For the grace of God has appeared that offers salvation to all people. It teaches us to say “No” to ungodliness and worldly passions, and to live self-controlled, upright and godly lives in this present age, (Titus 2:11-12)

Galatians 6:7  Do not be deceived: God cannot be mocked. A man reaps what he sows. 8 Whoever sows to please their flesh, from the flesh will reap destruction; whoever sows to please the Spirit, from the Spirit will reap eternal life.

“God knows that we are prone to wander”

There are Christian songs featuring lyrics reminding us of God’s faithfulness to save us despite our failures and our proneness to wander from His commands. He is “able to keep us from falling.” Indeed there will be times in our lives when we find ourselves in a spiritual desert yet God is so gracious to pick us up and lead us to the Promised Land of milk and honey. Nevertheless, it is not God’s perfect will for us to struggle constantly with confusion and failure in our life on earth until somehow we appear in the kingdom of God.

Should we not rather seek to receive a rich welcome into the eternal kingdom of our Lord and Savior Jesus Christ? Should we not rather do what we need to do in order to hear the words “well done, my good servant. Because you have been trustworthy in a very small matter, take charge of ten cities.” (Luke 19:17)

The answer would appear to be obvious. So why is it that teaching in this area is so lacking in the Church?

Eternal reward in the kingdom of God

Eternal reward, apart from and in addition to salvation, should be the second most important consideration for a believer. Yet it is a topic barely mentioned in popular books and songs. One reason is because a believer’s eternal reward is most definitely related to his or her good works and performance in this life, making it appear at first to be contrary to the emphasis on God’s grace. However, this enabling grace is definitely involved when believers do good works in obedience to God’s holy commands, and which can result in eternal reward. Paul reminds us:

1 Corinthians 15:10  But by the grace of God I am what I am, and his grace to me was not without effect. No, I worked harder than all of them–yet not I, but the grace of God that was with me.

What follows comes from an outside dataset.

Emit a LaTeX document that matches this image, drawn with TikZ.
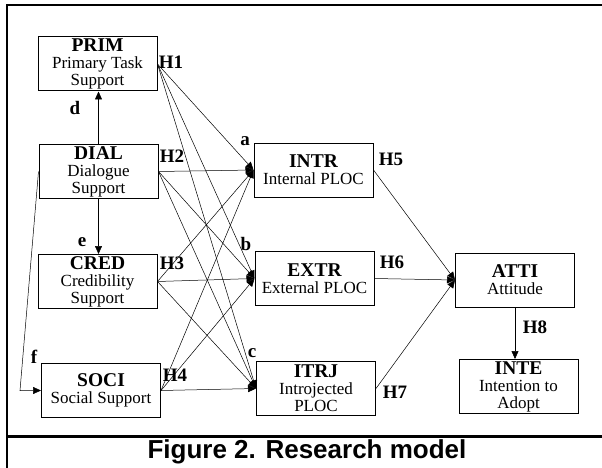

However, it is nevertheless the believer who actually steps forward and performs the work in obedience to God’s command. When Jesus told Peter to “come” in Matthew 14, Peter actually had to obey the command and step out of the boat. It was not enough for Peter to remain in the boat and just “trust the Lord.” We are partners with God, and as such we must do our part. Let us discuss exactly what believers are responsible for if they want to receive a rich welcome in the kingdom of Jesus Christ.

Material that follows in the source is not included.